▶ **What is required**: Only the lines from the start up to and including the line containing "from matplotlib.transforms import" should be repeated, word for word.

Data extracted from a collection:
** Begin **

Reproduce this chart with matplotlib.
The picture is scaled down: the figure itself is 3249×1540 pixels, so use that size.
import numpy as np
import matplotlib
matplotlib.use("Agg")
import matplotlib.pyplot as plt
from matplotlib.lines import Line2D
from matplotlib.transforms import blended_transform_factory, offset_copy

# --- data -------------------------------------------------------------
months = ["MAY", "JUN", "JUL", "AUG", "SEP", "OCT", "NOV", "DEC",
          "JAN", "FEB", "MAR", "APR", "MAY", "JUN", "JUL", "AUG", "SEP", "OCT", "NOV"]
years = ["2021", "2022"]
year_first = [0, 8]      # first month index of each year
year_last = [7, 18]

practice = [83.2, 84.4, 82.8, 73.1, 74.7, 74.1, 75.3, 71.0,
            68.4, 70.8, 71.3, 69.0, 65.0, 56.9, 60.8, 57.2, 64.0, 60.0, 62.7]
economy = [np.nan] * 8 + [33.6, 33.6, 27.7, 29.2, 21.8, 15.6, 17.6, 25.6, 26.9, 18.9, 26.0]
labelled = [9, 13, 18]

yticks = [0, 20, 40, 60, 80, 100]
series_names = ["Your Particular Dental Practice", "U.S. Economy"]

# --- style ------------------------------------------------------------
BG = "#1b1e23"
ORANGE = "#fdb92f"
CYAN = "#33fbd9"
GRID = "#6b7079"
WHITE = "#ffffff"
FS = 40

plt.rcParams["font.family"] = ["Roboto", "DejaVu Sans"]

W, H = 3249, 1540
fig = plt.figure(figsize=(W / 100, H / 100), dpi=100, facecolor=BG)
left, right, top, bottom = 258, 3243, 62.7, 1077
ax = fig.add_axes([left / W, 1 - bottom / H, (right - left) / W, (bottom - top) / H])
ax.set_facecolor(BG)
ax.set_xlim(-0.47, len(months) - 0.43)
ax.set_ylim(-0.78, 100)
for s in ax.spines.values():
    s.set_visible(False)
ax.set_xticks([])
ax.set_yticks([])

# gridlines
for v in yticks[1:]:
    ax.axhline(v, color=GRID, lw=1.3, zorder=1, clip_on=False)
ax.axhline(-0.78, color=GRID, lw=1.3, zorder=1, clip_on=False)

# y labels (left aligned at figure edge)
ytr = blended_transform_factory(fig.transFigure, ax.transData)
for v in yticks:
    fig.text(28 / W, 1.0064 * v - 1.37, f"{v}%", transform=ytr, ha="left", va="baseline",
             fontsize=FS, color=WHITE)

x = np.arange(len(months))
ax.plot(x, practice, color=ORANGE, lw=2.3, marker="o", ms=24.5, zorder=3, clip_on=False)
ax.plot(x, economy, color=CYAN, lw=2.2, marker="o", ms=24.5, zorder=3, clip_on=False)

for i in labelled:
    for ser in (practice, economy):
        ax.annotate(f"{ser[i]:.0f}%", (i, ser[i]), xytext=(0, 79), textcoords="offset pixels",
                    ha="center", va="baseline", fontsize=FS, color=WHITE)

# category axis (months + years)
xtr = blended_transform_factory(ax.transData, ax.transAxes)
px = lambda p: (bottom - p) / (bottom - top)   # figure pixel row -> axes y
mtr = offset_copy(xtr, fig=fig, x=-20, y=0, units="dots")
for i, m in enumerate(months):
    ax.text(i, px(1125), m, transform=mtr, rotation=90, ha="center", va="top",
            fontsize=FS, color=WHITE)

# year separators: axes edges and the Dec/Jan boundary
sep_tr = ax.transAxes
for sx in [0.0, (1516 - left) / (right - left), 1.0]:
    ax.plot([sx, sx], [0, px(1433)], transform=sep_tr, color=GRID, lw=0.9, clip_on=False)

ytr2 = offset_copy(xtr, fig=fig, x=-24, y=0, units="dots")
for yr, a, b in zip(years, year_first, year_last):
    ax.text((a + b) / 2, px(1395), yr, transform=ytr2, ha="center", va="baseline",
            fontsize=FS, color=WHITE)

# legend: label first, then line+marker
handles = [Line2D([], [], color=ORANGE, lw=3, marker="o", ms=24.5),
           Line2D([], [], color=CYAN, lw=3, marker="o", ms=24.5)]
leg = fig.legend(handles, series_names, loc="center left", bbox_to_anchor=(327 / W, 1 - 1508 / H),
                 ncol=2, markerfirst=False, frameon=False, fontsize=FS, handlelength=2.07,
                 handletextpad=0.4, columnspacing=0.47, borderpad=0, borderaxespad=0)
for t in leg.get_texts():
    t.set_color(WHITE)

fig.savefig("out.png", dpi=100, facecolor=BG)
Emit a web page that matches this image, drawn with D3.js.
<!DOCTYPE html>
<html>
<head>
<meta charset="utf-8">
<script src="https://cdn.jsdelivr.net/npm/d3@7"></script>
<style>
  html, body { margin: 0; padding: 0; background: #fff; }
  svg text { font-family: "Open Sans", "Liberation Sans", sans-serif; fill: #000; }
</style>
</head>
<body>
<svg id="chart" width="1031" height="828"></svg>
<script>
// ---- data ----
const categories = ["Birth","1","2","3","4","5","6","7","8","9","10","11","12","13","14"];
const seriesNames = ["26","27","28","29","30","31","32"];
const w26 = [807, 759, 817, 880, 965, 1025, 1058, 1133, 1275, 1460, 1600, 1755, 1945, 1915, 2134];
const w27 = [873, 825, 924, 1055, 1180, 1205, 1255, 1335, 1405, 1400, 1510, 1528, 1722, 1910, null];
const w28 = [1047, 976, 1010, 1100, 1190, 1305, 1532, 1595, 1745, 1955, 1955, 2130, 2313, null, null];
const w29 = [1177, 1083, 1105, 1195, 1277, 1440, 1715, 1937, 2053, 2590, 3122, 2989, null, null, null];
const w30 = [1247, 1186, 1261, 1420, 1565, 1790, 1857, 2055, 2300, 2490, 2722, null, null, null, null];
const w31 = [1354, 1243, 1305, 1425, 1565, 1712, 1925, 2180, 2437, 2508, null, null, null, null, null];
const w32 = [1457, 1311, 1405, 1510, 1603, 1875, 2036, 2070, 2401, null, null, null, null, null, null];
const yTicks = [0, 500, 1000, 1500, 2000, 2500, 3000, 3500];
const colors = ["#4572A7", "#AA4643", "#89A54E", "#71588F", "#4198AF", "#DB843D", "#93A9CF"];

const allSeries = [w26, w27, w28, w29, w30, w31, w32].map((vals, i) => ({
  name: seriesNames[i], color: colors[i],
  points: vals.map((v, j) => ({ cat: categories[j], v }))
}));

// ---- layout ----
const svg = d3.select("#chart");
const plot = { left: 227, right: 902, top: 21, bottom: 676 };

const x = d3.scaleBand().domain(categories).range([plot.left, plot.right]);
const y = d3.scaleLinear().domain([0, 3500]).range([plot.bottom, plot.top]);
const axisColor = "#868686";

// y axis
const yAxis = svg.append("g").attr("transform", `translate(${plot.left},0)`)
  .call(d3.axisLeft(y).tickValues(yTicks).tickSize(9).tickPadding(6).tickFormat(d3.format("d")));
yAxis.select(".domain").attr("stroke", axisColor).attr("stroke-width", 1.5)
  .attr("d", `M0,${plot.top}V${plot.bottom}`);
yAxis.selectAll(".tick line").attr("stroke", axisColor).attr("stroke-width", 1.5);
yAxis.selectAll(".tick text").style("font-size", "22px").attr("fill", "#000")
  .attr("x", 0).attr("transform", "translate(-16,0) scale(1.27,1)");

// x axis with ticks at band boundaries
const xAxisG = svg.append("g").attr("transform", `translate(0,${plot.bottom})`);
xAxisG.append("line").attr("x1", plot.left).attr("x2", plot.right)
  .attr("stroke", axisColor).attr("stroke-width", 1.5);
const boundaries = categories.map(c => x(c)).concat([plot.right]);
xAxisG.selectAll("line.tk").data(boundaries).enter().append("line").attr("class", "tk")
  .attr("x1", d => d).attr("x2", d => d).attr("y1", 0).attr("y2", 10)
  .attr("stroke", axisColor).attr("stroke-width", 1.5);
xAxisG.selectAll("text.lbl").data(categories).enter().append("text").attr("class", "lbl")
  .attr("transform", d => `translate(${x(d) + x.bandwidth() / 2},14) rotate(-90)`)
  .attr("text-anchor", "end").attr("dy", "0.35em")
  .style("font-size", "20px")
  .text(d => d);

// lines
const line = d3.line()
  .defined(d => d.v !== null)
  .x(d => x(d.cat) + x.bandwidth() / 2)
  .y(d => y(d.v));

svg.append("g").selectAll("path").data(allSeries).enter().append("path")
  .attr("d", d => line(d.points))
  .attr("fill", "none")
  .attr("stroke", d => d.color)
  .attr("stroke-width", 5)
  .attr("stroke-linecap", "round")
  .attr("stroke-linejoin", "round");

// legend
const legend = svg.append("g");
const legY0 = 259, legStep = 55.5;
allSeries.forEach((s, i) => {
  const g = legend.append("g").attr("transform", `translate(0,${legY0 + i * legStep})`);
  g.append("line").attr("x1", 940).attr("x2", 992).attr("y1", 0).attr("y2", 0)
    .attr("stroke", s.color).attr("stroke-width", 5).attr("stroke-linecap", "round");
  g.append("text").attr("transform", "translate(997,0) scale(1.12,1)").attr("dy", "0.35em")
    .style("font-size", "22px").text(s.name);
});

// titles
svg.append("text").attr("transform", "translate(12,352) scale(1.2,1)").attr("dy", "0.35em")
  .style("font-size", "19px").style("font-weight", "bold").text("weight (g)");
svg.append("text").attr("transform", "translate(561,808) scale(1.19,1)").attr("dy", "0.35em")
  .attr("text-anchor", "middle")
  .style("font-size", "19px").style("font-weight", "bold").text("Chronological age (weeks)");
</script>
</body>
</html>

** End **

▶ **Output for this exercise**:
Reproduce this chart with matplotlib.
The picture is scaled down: the figure itself is 3249×1540 pixels, so use that size.
import numpy as np
import matplotlib
matplotlib.use("Agg")
import matplotlib.pyplot as plt
from matplotlib.lines import Line2D
from matplotlib.transforms import blended_transform_factory, offset_copy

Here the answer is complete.